D’autres expériences hybrides et innovantes ont également vu le jour. Les Galeries Lafayette expérimentent depuis le 22 mai « l’Exclusive Live Shopping », une expérience d’achat unique qui met en relation le consommateur depuis chez lui, avec un conseiller physiquement présent dans le point de vente. Ce dernier réalise alors les achats grâce à la vidéo. L’offre concernée regroupe les 120 marques luxe et premium fashion et cosmétiques (Balenciaga, Jacquemus, Maje, Bonton, Dior, Sisley, Diptyque, Fresh ou Nars…). Les achats sont ensuite disponibles soit en Click & collect, soit livrés à domicile.
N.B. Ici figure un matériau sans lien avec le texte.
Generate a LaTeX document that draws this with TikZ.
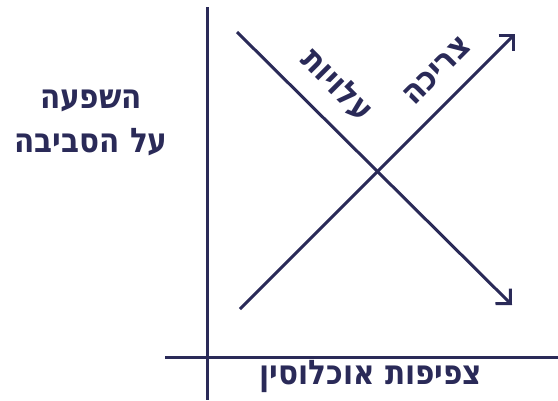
\documentclass[tikz,border=0pt]{standalone}
\usepackage{fontspec}
\usepackage{graphicx}
\newfontfamily\heb[Script=Hebrew]{DejaVu Sans}
\TeXXeTstate=1
\usetikzlibrary{arrows.meta}
\definecolor{navy}{HTML}{2A2A58}
\newcommand{\hebtxt}[1]{\scalebox{1}[1.15]{\beginR #1\endR}}
\tikzset{
  axisline/.style={draw=navy, line width=3pt},
  trendline/.style={draw=navy, line width=3pt, -{Straight Barb[angle=90:15pt, line width=3pt]}},
  lbl/.style={text=navy, font=\heb\bfseries\fontsize{29.5}{34}\selectfont, inner sep=0pt}
}
\begin{document}
\begin{tikzpicture}[x=1pt,y=-1pt]
\useasboundingbox (0,0) rectangle (558,400);
\coordinate (vtop) at (207,7);
\coordinate (vbot) at (207,400);
\coordinate (hl) at (165,357);
\coordinate (hr) at (558,357);
\coordinate (a1) at (237,32);
\coordinate (b1) at (512,305);
\coordinate (a2) at (240,309);
\coordinate (b2) at (515,34);
\draw[axisline] (vtop) -- (vbot);
\draw[axisline] (hl) -- (hr);
\draw[trendline] (a1) -- (b1);
\draw[trendline] (a2) -- (b2);
\node[lbl, anchor=base] (y1) at (91,108) {\hebtxt{השפעה}};
\node[lbl, anchor=base] (y2) at (91,152) {\hebtxt{על הסביבה}};
\node[lbl, anchor=base] (xl) at (371,384) {\hebtxt{צפיפות אוכלוסין}};
\node[lbl, rotate=-45] (cost) at (337,85) {\hebtxt{עלויות}};
\node[lbl, rotate=45] (cons) at (437,71) {\hebtxt{צריכה}};
\end{tikzpicture}
\end{document}
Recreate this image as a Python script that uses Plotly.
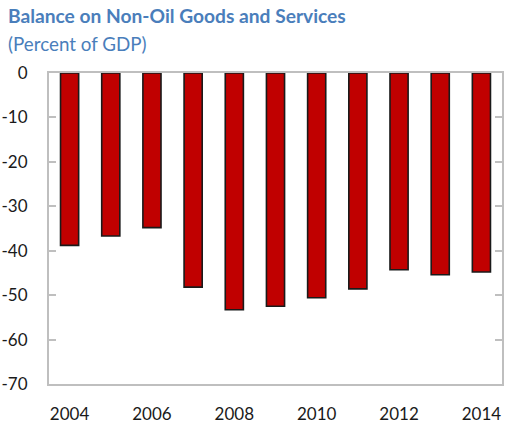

En Chine, en 2019 les « Live Sales » – les ventes filmées – ont explosé. Le live-stream e-commerce a cru de 71 %. Un peu plus de 60 000 « Live Sales » ont réuni 400 millions d’utilisateurs sur Taobao (80 % de parts de marché sur les « Live Sales »). Ce phénomène est en accélération depuis début 2020.

 

L’arrêt brutal du tourisme chinois

Un autre effet collatéral du Covid-19 est l’arrêt brutal du tourisme, et notamment du tourisme chinois. Le secteur fera face à une baisse soudaine de la demande des consommateurs chinois friands d’achat de produits de luxe pendant leurs voyages. Selon l’étude MAD, les marques de luxe vont être confrontées à deux effets :

  • La relocalisation des consommateurs chinois en Chine, qui va s’accompagner d’une accélération de la part de marché du marché intérieur chinois dans le secteur du luxe mondial qui passera de 8% à 22,5% (~60 milliards €) vers 2022.
  • Un développement de la consommation dans les villes de taille moyenne (283 villes de Chine), avec les conséquences sur le déploiement des boutiques physiques et de logistique e-Commerce.

 

Un recentrage vers les consommateurs locaux

Les marques vont devoir se retourner vers les consommateurs locaux pour tenter de compenser cette baisse de revenu. La réussite d’un tel défi passe par la connaissance fine des clients.

Et le digital, au-delà du e-commerce, est l’outil qui donne aux marques cette capacité de connaître leurs clients et de leur adresser des messages personnalisés.

Dans cette perspective, L’Oréal fait figure de bon élève contrairement à de nombreuses marques qui ont tardé à monter en puissance sur le digital dans les années précédentes et qui le payent aujourd’hui. “S’il est bien utilisé, le digital permet de rendre plus facile l’expérience d’achat et facilite les ventes. Durant le confinement, L’Oréal Luxe, dont la présence digitale est extrêmement forte, a mieux résisté à la crise que d’autres compétiteurs« , résume Jean Révis (fondateur de Madnetwork).

 

CONCLUSION

 

Avec le confinement mondial et la fermeture des boutiques physiques, le secteur du luxe a dû réévaluer ses certitudes et ses stratégies de développement.

Si une première réponse évidente a été le déploiement du e-Commerce en direct ou via des e-Retailers, la deuxième étape concerne l’activation des nombreux leviers digitaux, soit par des parcours clients innovants, soit par la nécessaire mise en place de CRM solides.

Même si cette stratégie peut s’avérer coûteuse et complexe à déployer, elle est indispensable, notamment au regard des maisons ou marques de luxe qui ont réussi à sortir leur épingle du jeu et au regard de la réorientation géographique de la demande mondiale notamment en Chine.
Quand on connait l’appétit des chinois pour le Digital (réseaux sociaux, e-Commerce, innovation), on peut s’attendre à voir émerger des nouvelles tendances et des nouvelles habitudes de consommation que les marques de luxe devront s’approprier.

Le risque d’une seconde vague n’étant toujours pas écarté, il leur reste peu de temps pour rattraper le retard pour les uns, ou pour continuer à innover pour les autres, à l’instar de Louis Vuitton, première marque de luxe à s’associer à Little Red Book, (Xiaohongshu) la plateforme de social-commerce la plus populaire de Chine.